In one strip, the king of Britain, Clarkie II, attempts to bridge the divide between norm and mutant by marrying a young mutant lady with a duck’s bill from the Milton Keynes mutant ghetto. This is a step too far for his subjects, and the idealistic king is hounded, forced to abdicate, and flee into space.

It’s a slightly irreverent, but also curiously sympathetic look at Prince Charles’ actions at the time. This was before his marriage with Lady Di fell apart, and the Prince was still popular with many Brits. He also appeared to be genuinely and deeply concerned with the plight of his poorer subjects as Maggie’s recession threw millions out of work. And so the strip’s creators, Aaln Grant and Carlos Ezquerra, were able to present a fantastic version of the Prince of Wales showing his social concerns in the future. In this case, it was marrying well out of his class with a mutant girl from the wrong side of the tracks.

And what Crawford’s poem also shows us, is that apart from great literature, the major figures of British arts also started off like the rest of us: reading and enjoying the four-colour funny papers. They’ve now grown up, and Dredd, Alpha and the rest are heading upmarket alongside . At least on the radio.

Reagan Dog

Never afraid to treat authority with the amusement it deserves: Strontium Dog and his partner, Durham Red, rescue a Ronald Reagan kidnapped by time-travelling aliens.

Zarjaz! New Children’s Laureate Backs the Four-Colour Funnies!

June 5, 2013

Britain’s new children’s laureate, the Black writer Malorie Blackman, was on breakfast TV this morning talking about her views, work and desire to encourage more children to read. She came across as an extremely intelligent and dynamic ambassador for literature for children. She said she wanted every child in the UK to get a library card. This is undoubtedly, obviously a good thing – libraries are an essential for any civilised society, and encouraging them to use them is a major step in encouraging children not only to read, but to enjoy litaracy and learning. Another of her ideas is to set up a scheme whereby children can be encouraged to produce a piece of art, poetry, drama or music inspired by something they’ve read, and shown on the web. What cheered me the most, however, was that she defended comics as a means for getting children, particularly boys to read. The two BBC hosts, Bill Turnbull and Susannah Reed, asked her about the way boys stop reading.
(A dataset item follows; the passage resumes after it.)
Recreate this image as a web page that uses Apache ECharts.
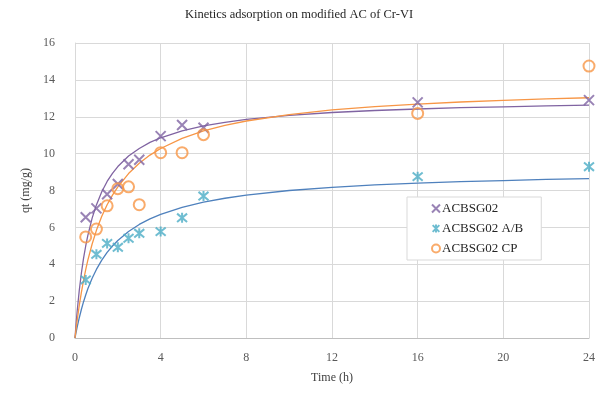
<!DOCTYPE html>
<html><head><meta charset="utf-8">
<script src="https://cdn.jsdelivr.net/npm/echarts@6/dist/echarts.min.js"></script>
<style>html,body{margin:0;padding:0;background:#fff}#c{width:598px;height:394px}</style>
</head><body><div id="c"></div>
<script>
const xTicks = [0, 4, 8, 12, 16, 20, 24];
const yTicks = [0, 2, 4, 6, 8, 10, 12, 14, 16];
const seriesNames = ['ACBSG02', 'ACBSG02 A/B', 'ACBSG02 CP'];

// measured points (time h, qt mg/g)
const timesObs = [0.5, 1, 1.5, 2, 2.5, 3, 4, 5, 6, 16, 24];
const acbsg02 = [6.55, 7.03, 7.8, 8.35, 9.42, 9.67, 10.95, 11.55, 11.4, 12.78, 12.9];
const acbsg02AB = [3.15, 4.54, 5.13, 4.92, 5.41, 5.68, 5.77, 6.52, 7.7, 8.75, 9.29];
const acbsg02CP = [5.48, 5.91, 7.17, 8.1, 8.2, 7.23, 10.05, 10.05, 11.03, 12.18, 14.75];

// fitted curves
const timesFit = [0, 0.05, 0.1, 0.2, 0.3, 0.4, 0.5, 0.6, 0.8, 1, 1.25, 1.5, 1.75, 2, 2.5, 3, 3.5, 4, 5, 6, 7, 8, 10, 12, 14, 16, 18, 20, 22, 24];
const fitACBSG02 = [0, 0.76, 1.44, 2.59, 3.54, 4.33, 4.99, 5.57, 6.50, 7.22, 7.93, 8.49, 8.93, 9.30, 9.87, 10.28, 10.61, 10.86, 11.24, 11.50, 11.70, 11.86, 12.08, 12.23, 12.34, 12.42, 12.49, 12.54, 12.59, 12.63];
const fitAB = [0, 0.30, 0.59, 1.10, 1.56, 1.97, 2.33, 2.67, 3.24, 3.72, 4.22, 4.64, 4.99, 5.29, 5.78, 6.16, 6.46, 6.71, 7.09, 7.37, 7.58, 7.75, 8.00, 8.17, 8.30, 8.40, 8.48, 8.54, 8.60, 8.64];
const fitCP = [0, 0.49, 0.95, 1.77, 2.49, 3.13, 3.71, 4.22, 5.10, 5.84, 6.60, 7.23, 7.75, 8.20, 8.92, 9.48, 9.92, 10.28, 10.83, 11.23, 11.53, 11.77, 12.12, 12.37, 12.55, 12.69, 12.80, 12.89, 12.97, 13.03];

const pairs = (xs, ys) => xs.map((x, i) => [x, ys[i]]);
const FONT = '"Liberation Serif", "DejaVu Serif", serif';
const C_PURPLE = '#8064a2', C_TEAL = '#4bacc6', C_ORANGE = '#f79646', C_BLUE = '#4f81bd';
const X_SYM = 'path://M0,0L10,10M10,0L0,10';
const STAR_SYM = 'path://M0,0L10,10M10,0L0,10M5,-1L5,11';

const chart = echarts.init(document.getElementById('c'), null, {renderer: 'canvas'});
chart.setOption({
  animation: false,
  backgroundColor: '#fff',
  title: {
    text: 'Kinetics adsorption on modified AC of Cr-VI',
    left: 'center', top: 3,
    textStyle: {fontFamily: FONT, fontSize: 12.5, fontWeight: 'normal', color: '#262626'}
  },
  grid: {left: 75, right: 9, top: 43, bottom: 56, containLabel: false},
  legend: {
    data: seriesNames,
    orient: 'vertical',
    left: 407, top: 197,
    width: 136,
    padding: [5, 18, 5, 24],
    itemGap: 7,
    itemWidth: 8, itemHeight: 8,
    backgroundColor: '#fff',
    borderColor: '#d9d9d9', borderWidth: 1,
    textStyle: {fontFamily: FONT, fontSize: 13, color: '#262626', padding: [0, 0, 0, -3]}
  },
  xAxis: {
    type: 'value', min: xTicks[0], max: xTicks[xTicks.length - 1], interval: 4,
    name: 'Time (h)', nameLocation: 'middle', nameGap: 34,
    nameTextStyle: {fontFamily: FONT, fontSize: 12, color: '#404040'},
    axisLine: {show: true, lineStyle: {color: '#bfbfbf', width: 1}},
    axisTick: {show: false},
    axisLabel: {fontFamily: FONT, fontSize: 12, color: '#595959', margin: 14},
    splitLine: {show: true, lineStyle: {color: '#d9d9d9', width: 1}}
  },
  yAxis: {
    type: 'value', min: yTicks[0], max: yTicks[yTicks.length - 1], interval: 2,
    name: 'qt (mg/g)', nameLocation: 'middle', nameGap: 43, nameRotate: 90,
    nameTextStyle: {fontFamily: FONT, fontSize: 12, color: '#404040'},
    axisLine: {show: true, lineStyle: {color: '#d9d9d9', width: 1}},
    axisTick: {show: false},
    axisLabel: {fontFamily: FONT, fontSize: 12, color: '#595959', margin: 20},
    splitLine: {show: true, lineStyle: {color: '#d9d9d9', width: 1}}
  },
  series: [
    {name: 'fitA', type: 'line', data: pairs(timesFit, fitACBSG02), smooth: false,
     showSymbol: false, lineStyle: {color: C_PURPLE, width: 1.3}, z: 2, silent: true},
    {name: 'fitAB', type: 'line', data: pairs(timesFit, fitAB), smooth: false,
     showSymbol: false, lineStyle: {color: C_BLUE, width: 1.3}, z: 2, silent: true},
    {name: 'fitCP', type: 'line', data: pairs(timesFit, fitCP), smooth: false,
     showSymbol: false, lineStyle: {color: C_ORANGE, width: 1.3}, z: 2, silent: true},
    {name: seriesNames[0], type: 'scatter', data: pairs(timesObs, acbsg02), symbol: X_SYM, symbolSize: 10,
     itemStyle: {color: 'rgba(0,0,0,0)', borderColor: C_PURPLE, borderWidth: 2}, z: 5},
    {name: seriesNames[1], type: 'scatter', data: pairs(timesObs, acbsg02AB), symbol: STAR_SYM, symbolSize: 10,
     itemStyle: {color: 'rgba(0,0,0,0)', borderColor: C_TEAL, borderWidth: 2}, z: 5},
    {name: seriesNames[2], type: 'scatter', data: pairs(timesObs, acbsg02CP), symbol: 'circle', symbolSize: 11,
     itemStyle: {color: 'rgba(255,255,255,0)', borderColor: C_ORANGE, borderWidth: 2}, z: 5}
  ]
});
</script></body></html>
Blackman stated it was because they had so many other things competing for their attention, and that they were also reading for exams. She was keen to encourage boys to keep on reading, and remarked that comics and graphic novels were some of the things boys did continue to read. She and Susannah Reed particularly noted that the graphic novels V for Vendetta and Watchmen contained the type of gritty issues Blackman’s works also discussed.

I fully support her comments about the power of comics to get people reading. Much of the literature I read when I was a child consisted of the four-colour funnies and their British equivalents – a lot of Marvel comics, but also British mags like Action, Battle, their predecessor, Valiant, and the humour comics Whizzer and Chips, Cheeky, the Dandy and the Beano, and, of course, the mighty 2000 AD. They gave me access to a world of fun, adventure and wonder. They also had an educational value. Marvel’s Thor obviously drew on Norse mythology, which encouraged me to read more about that. The heroes of many of Marvel’s strips were scientists: Peter Parker of Spiderman, Bruce Banner of the Incredible Hulk, and Reed Richards of the Fantastic Four. Their adventures were science fictional. They travelled to alternative dimensions, or different worlds in far-flung galaxies, and this did help encourage my own early interest in science, astronomy and space. I first heard of the Planck Constant in the pages of Hulk Comic. This was in a series of adventures in which the mighty green one shrunk until he was smaller than the above smallest unit of measurement, and so fell through the fabric of the universe onto a world in a subatomic universe. Many comics contained adaptations of classic SF and Fantasy stories, such as Conan. These encouraged their readers to seek out and read the original books. They also encourage a form of artistic appreciation, as people recognised and looked for the work of their favourite artists. Barry Windsor-Smith, who drew many of the Conan strips, is one of the very best known, as is Jack Kirby, and Steve Ditko in Marvel. Over this side of the Pond the great comic book artists include Brian Bolland, Kevin O’Neill, Steve Moore, Mike McMahon, Dave Gibbons and Glen Fabry, as well as the Spanish artist Carlos Ezquerra, to name only a few. The comics world just about encircles the planet, and their readers also have a taste for exploring the pictorial, fictional worlds of other nations and cultures. The great French comic artist and author, Moebius, aka Jean Giraud, was also read and received high acclaim amongst anglo-phone comics fans, and there is an English language version of the French SF comic anthology, Metal Hurlant, which he helped found. This interest in other cultures’ comics helped launch Japanese Manga comics in America and Europe.

Now I have to say that I never got on with V for Vendetta nor Watchmen. I didn’t really like the gritty realism of which they were apart, and stopped reading comics in the ’90s as they seemed a bit too bleak and grim. I far prefered lighter adventure material. The moral assumptions behind Watchmen, or at least the Watchmen film, are also highly questionable. A few years ago the Conservative Neo-Thomist philosopher, Edward Feser, strongly criticsed the morality in Watchmen and showed that it actually didn’t make a lot of sense. Nevertheless, the two novel’s writer, Alan Moore, is still one of the finest working today and has done much to raise comics to the level of a respected literary medium. Comics can do a brilliant job of entertaining, amusing, provoking and stimulating children’s – and adult’s minds. Blackman is right in that they do encourage children, especially boys, to read. And so her comments are not only welcome, they are, as the great green editor of 2000 AD would say, ‘Zarjaz!’. I recommend her for enrolment in the Squax dek Thargo (Friends of Tharg) for her appreciation of thrill-power.